Well, the nearest comparable component in the Suns etc. I think you're talking about would be the back-planes or centre-planes, and they take a very long time to replace indeed.
If you're talking about more NetApp-scale machines like E420R's, rather than Exy00's, I think you'll find the motherboard's are real pains requiring a second torque-adjusted screwdriver (you need one for the CPU modules).
Suns etc. are very variable IMHO - ever tried to put a heatsink back on one of the ASICS or UltraSPARC modules on an Exy00 CPU-board when you catch it accidently sliding it into the chassis? Not easy to do, and often a cause for further FRU shipments.
SGI's are tricky to pull apart in the field too, but they, at least, were intending to lever off the node/module design.
Starfires, IBM S80's and other big boxes, well sometimes they can be serviced online, sometimes they need a day's downtime.
A really rapid mobo swap can be accomplished (in a NetApp, Netra, etc.) by doing a full head-swap if it's *that* important to you.

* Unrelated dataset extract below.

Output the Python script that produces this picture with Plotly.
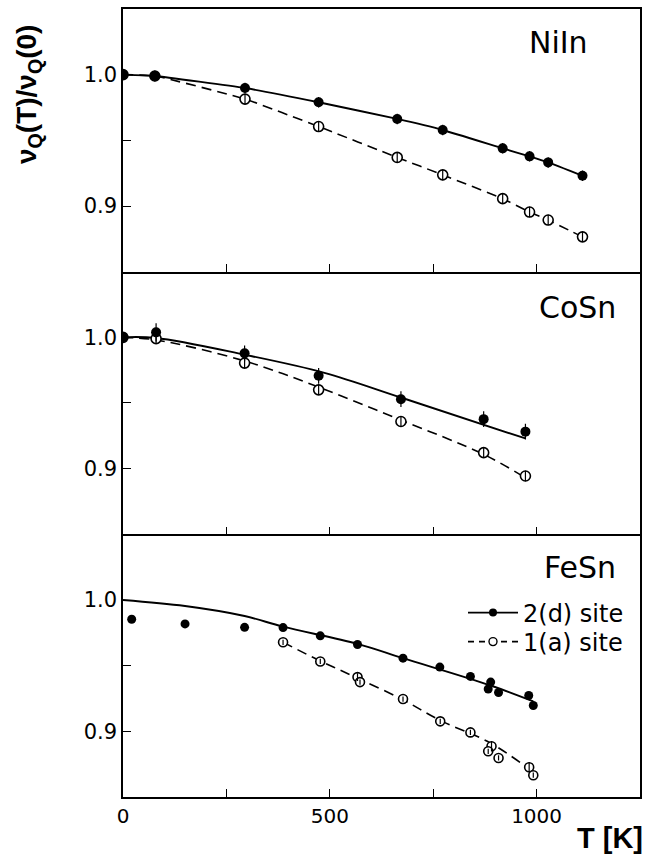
import plotly.graph_objects as go
from plotly.subplots import make_subplots

# ---------------- data ----------------
# NiIn
niin_T = [0, 77, 295, 473, 663, 773, 918, 983, 1028, 1111]
niin_2d = [1.000, 0.999, 0.9898, 0.979, 0.9663, 0.9579, 0.9439, 0.9378, 0.9332, 0.923]
niin_2d_err = [0.003, 0.004, 0.004, 0.004, 0.004, 0.004, 0.004, 0.004, 0.004, 0.004]
niin_1a = [1.000, 0.999, 0.9814, 0.9605, 0.937, 0.9237, 0.9056, 0.8954, 0.8893, 0.8765]
niin_1a_err = [0.003, 0.004, 0.004, 0.004, 0.004, 0.004, 0.004, 0.004, 0.004, 0.004]

# CoSn
cosn_T = [0, 80, 294, 473, 672, 872, 973]
cosn_2d = [1.000, 1.0038, 0.9878, 0.9707, 0.9529, 0.9377, 0.9282]
cosn_2d_err = [0.002, 0.007, 0.006, 0.006, 0.006, 0.006, 0.006]
cosn_1a = [1.000, 0.999, 0.9804, 0.960, 0.9359, 0.9122, 0.8944]
cosn_1a_err = [0.002, 0.004, 0.004, 0.004, 0.004, 0.004, 0.004]
cosn_fit2d_T = [0, 80, 294, 487, 672, 973]
cosn_fit2d = [1.000, 0.9995, 0.9868, 0.973, 0.9542, 0.923]
cosn_fit1a_T = [0, 80, 294, 473, 672, 872, 973]
cosn_fit1a = [1.000, 0.998, 0.982, 0.9621, 0.937, 0.9109, 0.893]

# FeSn
fesn_2d_T = [21, 150, 294, 387, 477, 567, 677, 766, 840, 889, 883, 908, 981, 992]
fesn_2d = [0.9853, 0.9818, 0.9792, 0.979, 0.9727, 0.9661, 0.9557, 0.9489, 0.9418,
           0.9375, 0.9322, 0.9296, 0.9273, 0.9197]
fesn_1a_T = [387, 477, 567, 573, 677, 767, 840, 891, 883, 908, 982, 992]
fesn_1a = [0.9678, 0.9532, 0.9413, 0.9375, 0.9246, 0.9076, 0.8992, 0.8886, 0.8848,
           0.8797, 0.8727, 0.8666]
fesn_1a_err = [0.002, 0.002, 0.003, 0.002, 0.002, 0.002, 0.002, 0.004, 0.002, 0.002, 0.004, 0.002]
fesn_fit2d_T = [0, 150, 294, 387, 567, 677, 889, 992]
fesn_fit2d = [1.000, 0.9954, 0.9878, 0.9797, 0.9666, 0.9557, 0.9349, 0.9228]
fesn_fit1a_T = [387, 477, 567, 677, 767, 889, 992]
fesn_fit1a = [0.9678, 0.9536, 0.9405, 0.924, 0.9083, 0.891, 0.869]

panel_names = ["NiIn", "CoSn", "FeSn"]
legend_names = ["2(d) site", "1(a) site"]
x_tickvals = [0, 250, 500, 750, 1000, 1250]
x_ticktext = ["0", " ", "500", " ", "1000", " "]
y_tickvals = [0.9, 0.95, 1.0]
y_ticktext = ["0.9", " ", "1.0"]

# ---------------- figure ----------------
fig = make_subplots(rows=3, cols=1, vertical_spacing=0)

BLACK = "black"
DASH = "10px,6px"


def err(arr):
    return dict(type="data", array=arr, visible=True, color=BLACK, thickness=1.2, width=0)


def err_overlay(x, y, e, row):
    # error bars drawn on top of the white-filled open circles (gives the "Φ" look)
    fig.add_trace(go.Scatter(x=x, y=y, mode="markers", error_y=err(e),
                             marker=dict(size=2, color="rgba(0,0,0,0)"),
                             showlegend=False, hoverinfo="skip"), row=row, col=1)


fill_marker = dict(symbol="circle", size=10, color=BLACK)
open_marker = dict(symbol="circle", size=10, color="white", line=dict(width=1.6, color=BLACK))

# NiIn
fig.add_trace(go.Scatter(x=niin_T, y=niin_1a, mode="lines+markers",
                         line=dict(color=BLACK, width=1.6, dash=DASH, shape="spline", smoothing=0.4),
                         marker=open_marker, showlegend=False), row=1, col=1)
err_overlay(niin_T, niin_1a, niin_1a_err, 1)
fig.add_trace(go.Scatter(x=niin_T, y=niin_2d, mode="lines+markers", error_y=err(niin_2d_err),
                         line=dict(color=BLACK, width=1.9, shape="spline", smoothing=0.4),
                         marker=fill_marker, showlegend=False), row=1, col=1)

# CoSn
fig.add_trace(go.Scatter(x=cosn_fit1a_T, y=cosn_fit1a, mode="lines",
                         line=dict(color=BLACK, width=1.6, dash=DASH, shape="spline"),
                         showlegend=False), row=2, col=1)
fig.add_trace(go.Scatter(x=cosn_fit2d_T, y=cosn_fit2d, mode="lines",
                         line=dict(color=BLACK, width=1.9, shape="spline"),
                         showlegend=False), row=2, col=1)
fig.add_trace(go.Scatter(x=cosn_T, y=cosn_1a, mode="markers",
                         marker=open_marker, showlegend=False), row=2, col=1)
err_overlay(cosn_T, cosn_1a, cosn_1a_err, 2)
fig.add_trace(go.Scatter(x=cosn_T, y=cosn_2d, mode="markers", error_y=err(cosn_2d_err),
                         marker=fill_marker, showlegend=False), row=2, col=1)

# FeSn
fig.add_trace(go.Scatter(x=fesn_fit1a_T, y=fesn_fit1a, mode="lines",
                         line=dict(color=BLACK, width=1.6, dash=DASH, shape="spline"),
                         showlegend=False), row=3, col=1)
fig.add_trace(go.Scatter(x=fesn_fit2d_T, y=fesn_fit2d, mode="lines",
                         line=dict(color=BLACK, width=1.9, shape="spline"),
                         showlegend=False), row=3, col=1)
fig.add_trace(go.Scatter(x=fesn_1a_T, y=fesn_1a, mode="markers",
                         marker=dict(symbol="circle", size=9, color="white",
                                     line=dict(width=1.6, color=BLACK)),
                         showlegend=False), row=3, col=1)
err_overlay(fesn_1a_T, fesn_1a, fesn_1a_err, 3)
fig.add_trace(go.Scatter(x=fesn_2d_T, y=fesn_2d, mode="markers",
                         marker=dict(symbol="circle", size=9, color=BLACK), showlegend=False),
              row=3, col=1)

# legend entries (two separate legends so each row can be placed like the reference)
fig.add_trace(go.Scatter(x=[None], y=[None], mode="lines+markers", name=legend_names[0],
                         legend="legend",
                         line=dict(color=BLACK, width=1.8),
                         marker=dict(symbol="circle", size=8, color=BLACK)), row=3, col=1)
fig.add_trace(go.Scatter(x=[None], y=[None], mode="lines+markers", name=legend_names[1],
                         legend="legend2",
                         line=dict(color=BLACK, width=1.6, dash="6px,5px"),
                         marker=dict(symbol="circle", size=8, color="white",
                                     line=dict(width=1.4, color=BLACK))), row=3, col=1)

FONT = "DejaVu Sans"
for r in (1, 2, 3):
    fig.update_xaxes(range=[0, 1250], tickvals=x_tickvals, ticktext=x_ticktext,
                     ticks="inside", ticklen=8, tickwidth=1.2, tickcolor=BLACK,
                     showline=True, linecolor=BLACK, linewidth=1.5, mirror=(r == 1),
                     showgrid=False, zeroline=False, showticklabels=(r == 3),
                     tickfont=dict(family=FONT, size=20, color=BLACK), row=r, col=1)
    fig.update_yaxes(range=[0.85, 1.05], tickvals=y_tickvals, ticktext=y_ticktext,
                     ticks="inside", ticklen=8, tickwidth=1.2, tickcolor=BLACK,
                     showline=True, linecolor=BLACK, linewidth=1.5, mirror=True,
                     showgrid=False, zeroline=False,
                     tickfont=dict(family=FONT, size=21, color=BLACK), row=r, col=1)

L, T_, W, H = 123, 9, 517, 788


def px2paper(px, py):
    return (px - L) / W, 1 - (py - T_) / H


annotations = []
label_pos = [(590, 43), (618, 307), (618, 567)]
for name, (px, py) in zip(panel_names, label_pos):
    ax_, ay_ = px2paper(px, py)
    annotations.append(dict(text=name, xref="paper", yref="paper", x=ax_, y=ay_,
                            xanchor="right", yanchor="middle", showarrow=False,
                            font=dict(family=FONT, size=30, color=BLACK)))
ax_, ay_ = px2paper(28, 95)
annotations.append(dict(text="<b>ν<sub>Q</sub>(T)/ν<sub>Q</sub>(0)</b>", xref="paper", yref="paper",
                        x=ax_, y=ay_, textangle=-90,
                        xanchor="center", yanchor="middle", showarrow=False,
                        font=dict(family="Liberation Sans", size=28, color=BLACK)))
ax_, ay_ = px2paper(645, 856)
annotations.append(dict(text="<b>T [K]</b>", xref="paper", yref="paper",
                        x=ax_, y=ay_, xanchor="right", yanchor="bottom", showarrow=False,
                        font=dict(family="Liberation Sans", size=29, color=BLACK)))

leg_common = dict(xanchor="left", yanchor="middle", bgcolor="rgba(0,0,0,0)",
                  font=dict(family=FONT, size=24, color=BLACK), itemwidth=50)
l1x, l1y = px2paper(463, 613)
l2x, l2y = px2paper(463, 642)
fig.update_layout(
    width=648, height=860,
    margin=dict(l=L, r=648 - L - W, t=T_, b=860 - T_ - H, autoexpand=False),
    paper_bgcolor="white", plot_bgcolor="white",
    annotations=annotations,
    showlegend=True,
    legend=dict(x=l1x, y=l1y, **leg_common),
    legend2=dict(x=l2x, y=l2y, **leg_common),
)

fig.write_html("out.html", config={"displayModeBar": False},
               post_script="document.body.style.margin='0';document.body.style.overflow='hidden';")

I have to say that compared to the old 1400's the F540, F630 etc. generation was a substantial improvement in Serviceability, and it looked like the designers had spent some time as field engineers taking notes about how things can be done.
But otherwise, sounds like fun ;)
Aye. I do think points should be awarded for style as well as the final time. Calm, unflapped, neatly executed work by one or two guys may take a hair longer than a biff-bang-bosh job slapped together by three or four adrenaline addicts but I know which I'd rather have serving my data afterward.